Diplomats, speaking on condition of anonymity, said the United States pressed to have an American lead the panel and backed Volcker.
Many U.S. lawmakers, who are conducting their own investigation, have expressed skepticism about the U.N.'s ability to create an independent panel to implicate some of its own high-ranking officials. A call to Volcker's New York office seeking comment went unanswered.
The allegations of corruption first surfaced last January in the Iraqi newspaper Al-Mada.
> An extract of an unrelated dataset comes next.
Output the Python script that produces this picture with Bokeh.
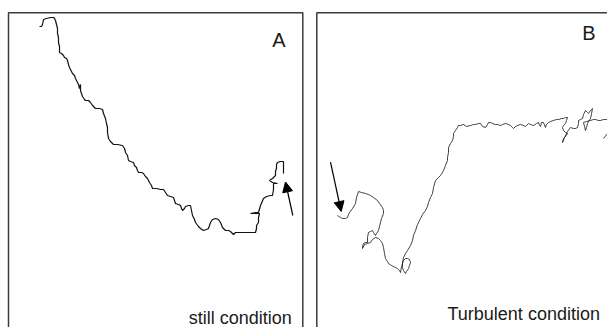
from bokeh.plotting import figure
from bokeh.models import Range1d, Arrow, NormalHead
from bokeh.core.properties import value
from bokeh.embed import file_html
from bokeh.resources import INLINE

# Trajectory A (still condition)
a_x = [39,41,42,43,46,50,53,54,55,56,57,57,58,58,59,59,61,63,64,66,67,68,69,70,72,74,75,76,78,79,80,80,81,82,84,85,88,90,92,94,95,99,102,103,105,106,107,107,108,110,113,117,122,124,125,127,128,130,133,134,136,137,138,141,143,145,147,149,151,152,156,160,163,165,167,170,173,174,175,178,180,181,182,184,185,188,190,191,192,194,195,198,200,203,206,208,209,210,212,215,218,220,222,224,225,228,230,232,233,235,237,242,247,251,255,256,256,258,258,259,254,250,255,258,260,263,266,270,272,273,273,277,272,269,272,275,275,276,276,277,280,283,283,283,283]
a_y = [26,26,24,19,18,17,17,18,20,24,28,33,37,42,46,52,53,55,57,58,60,64,67,69,73,75,78,80,84,88,84,90,93,96,99,100,100,102,105,107,108,108,109,113,118,123,127,132,138,141,144,144,145,148,152,155,160,161,162,165,167,170,172,172,173,176,178,182,185,188,188,189,189,192,195,196,197,200,203,204,205,208,210,208,206,205,205,210,215,219,222,226,228,230,229,228,225,222,219,218,219,222,227,229,230,230,231,233,234,232,232,232,232,232,232,228,225,222,217,213,213,213,212,212,205,198,196,195,195,189,183,183,182,180,178,175,171,168,164,162,161,161,165,168,173]

# Trajectory B (turbulent condition)
b_x = [337,340,342,345,347,348,349,352,355,356,358,361,365,368,370,373,377,379,382,383,383,381,380,379,378,376,375,373,372,370,368,367,367,365,363,362,362,364,367,370,372,375,378,380,382,383,384,385,387,388,391,393,395,397,399,400,401,403,405,407,409,410,409,408,406,405,403,402,402,403,405,407,410,412,413,415,417,420,422,425,427,428,430,432,433,435,438,440,442,443,445,447,447,448,448,450,452,453,453,455,457,458,460,463,466,470,473,475,478,480,482,485,487,488,490,492,495,497,500,502,505,508,510,512,513,515,517,520,523,525,528,530,533,536,538,539,540,541,543,545,546,548,550,553,556,558,561,563,565,567,566,565,563,562,563,565,567,565,563,562,564,565,567,570,573,575,577,578,578,580,582,583,585,587,588,590,592,591,590,588,587,586,585,584,583,586,590,593,595,598,600,603,605,607]
b_y = [215,217,218,218,217,214,212,208,203,197,191,192,193,194,195,197,200,203,207,210,213,218,222,226,230,233,235,232,230,231,232,237,242,242,243,246,248,244,243,242,239,237,238,240,243,247,253,258,261,263,265,266,267,268,270,272,266,260,258,258,259,262,265,268,271,273,270,267,262,257,253,250,245,240,235,230,224,218,214,210,206,202,197,193,187,180,177,175,172,170,165,160,157,152,147,143,140,136,133,130,127,125,125,124,126,125,124,124,123,123,126,127,124,122,122,123,124,124,125,124,123,124,125,127,128,126,125,124,125,126,123,124,125,123,122,125,126,122,122,127,124,122,121,120,119,119,118,118,117,117,120,123,125,127,130,132,133,136,138,142,137,135,131,127,128,128,127,123,120,119,118,114,110,112,113,110,108,113,118,121,123,127,130,126,122,121,120,119,119,120,120,119,119,119]
b_tail_x = [603, 607]
b_tail_y = [138, 133]

panel_labels = ["A", "B"]
condition_labels = ["still condition", "Turbulent condition"]

# arrows marking the start of each trajectory: (x_start, y_start, x_end, y_end)
arrow_a = (292.3, 215, 285, 181.5)
arrow_b = (330, 161.7, 340.7, 211)

p = figure(width=607, height=327, output_backend="svg", toolbar_location=None,
           x_range=Range1d(0, 607), y_range=Range1d(327, 0),
           min_border=0, outline_line_color=None)
p.xaxis.visible = False
p.yaxis.visible = False
p.grid.visible = False
p.background_fill_color = "white"
p.border_fill_color = "white"

# panel frames (bottom edge falls outside the picture)
frame_col = "#3c3c3c"
p.multi_line(xs=[[8, 8, 302.3, 302.3], [316.3, 316.3, 607]],
             ys=[[327, 12.3, 12.3, 327], [327, 12.3, 12.3]],
             line_color=frame_col, line_width=1.5)

p.line(a_x, a_y, line_color="#111111", line_width=1.2)
p.line(b_x, b_y, line_color="#111111", line_width=0.8)
p.line(b_tail_x, b_tail_y, line_color="#111111", line_width=0.8)

for (xs, ys, xe, ye) in (arrow_a, arrow_b):
    p.add_layout(Arrow(end=NormalHead(size=10, fill_color="black", line_color="black", line_width=1),
                       x_start=xs, y_start=ys, x_end=xe, y_end=ye,
                       line_color="black", line_width=1.2))

font = value("Liberation Sans")
p.text(x=[271.7, 581.7], y=[39, 32.7], text=panel_labels, text_font=font,
       text_font_size="20px", text_color="#1a1a1a",
       text_align="left", text_baseline="alphabetic")
p.text(x=[188.3, 447], y=[317, 313], text=condition_labels, text_font=font,
       text_font_size="18px", text_color="#1a1a1a",
       text_align="left", text_baseline="alphabetic")

open("out.html", "w").write(file_html(p, INLINE))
The newspaper had a list of about 270 former government officials, activists and journalists from more than 46 countries suspected of profiting from Iraqi oil sales that were part of the U.N. program.
The U.S. General Accounting Office, Congress' investigative arm, estimated the Iraqi government pocketed $5.7 billion by smuggling oil to its neighbors and $4.4 billion by extracting illicit surcharges and kickbacks on otherwise legitimate contracts.
The corruption claims have become a major embarrassment for the United Nations.
Annan launched an internal inquiry into the oil-for-food program in February but canceled it in March to allow a broader, independent examination that will also cover dealings with governments as well as companies and other entities that signed contracts with the United Nations or with Iraq.
Under the oil-for-food program, which began in December 1996 and ended in November, the former Iraqi regime could sell unlimited quantities of oil provided the money went primarily to buy humanitarian goods and pay reparations to victims of the 1991 Gulf War. Saddam Hussein's government decided on the goods it wanted, who should provide them, and who could buy Iraqi oil - but a U.N. committee monitored the contracts.